Development of an understanding of the slop-mud stream enabled a novel continuous treatment system to be built that provides efficient and fast phase-separation with recovery of the valuable drilling fluid phase, with significant advantages over current batch-type systems. The process requires in-line injection and mixing of surfactant into the slop mud, then continuous separation of the waste into water and drilling fluid using a gravity separator. The drilling fluid remains as a water-in-oil emulsion containing solids and other chemical additives, which can be reconditioned to acceptable properties for reuse. The water recovery rates are typically 70 to 90 vol% of the total water present in the slop mud.
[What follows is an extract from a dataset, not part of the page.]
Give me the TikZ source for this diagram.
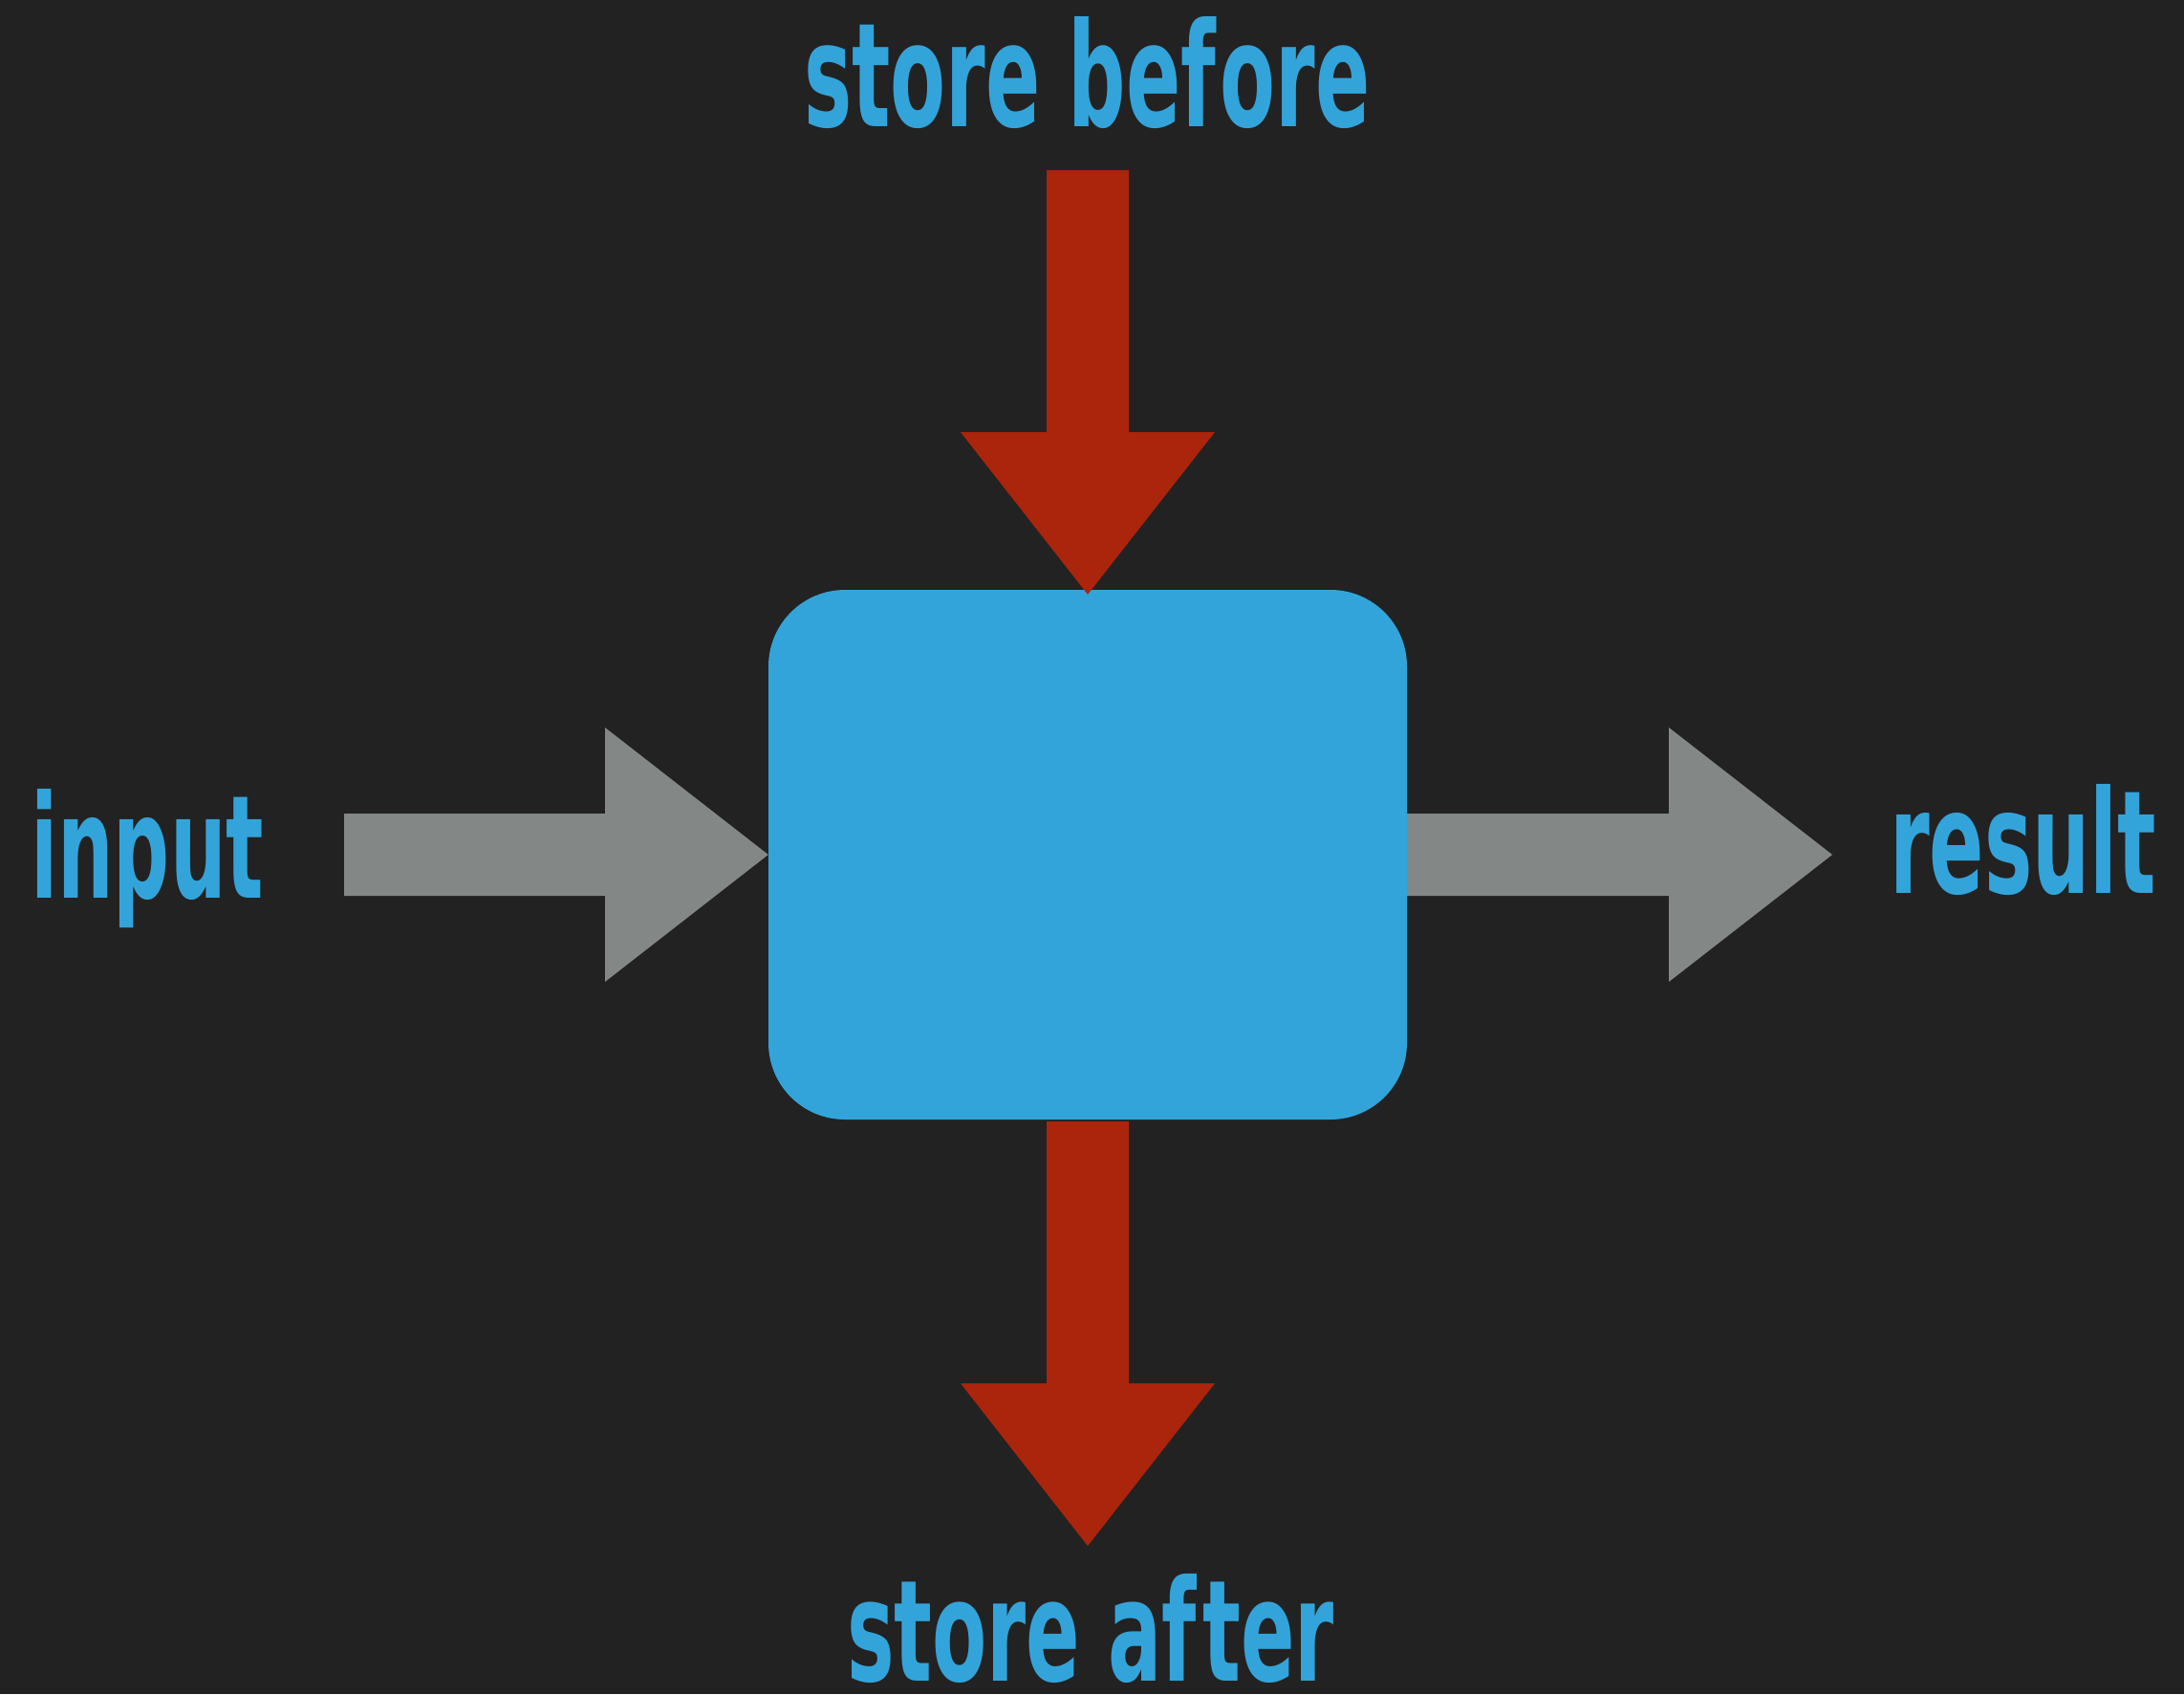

This recovered water is treated using centrifugation, filtration or other water-treatment techniques to meet or exceed discharge consent limits of 15 mg/L total petroleum hydrocarbon. Water collected in the rig deck-drain system that may also be contaminated with oil or oil-based mud can also be treated in the same manner as the recovered slop water.
Because the process allows continuous treatment of the slop-mud stream, the resultant equipment has significant benefits over the current batch-type systems, including higher throughput and decreased footprint.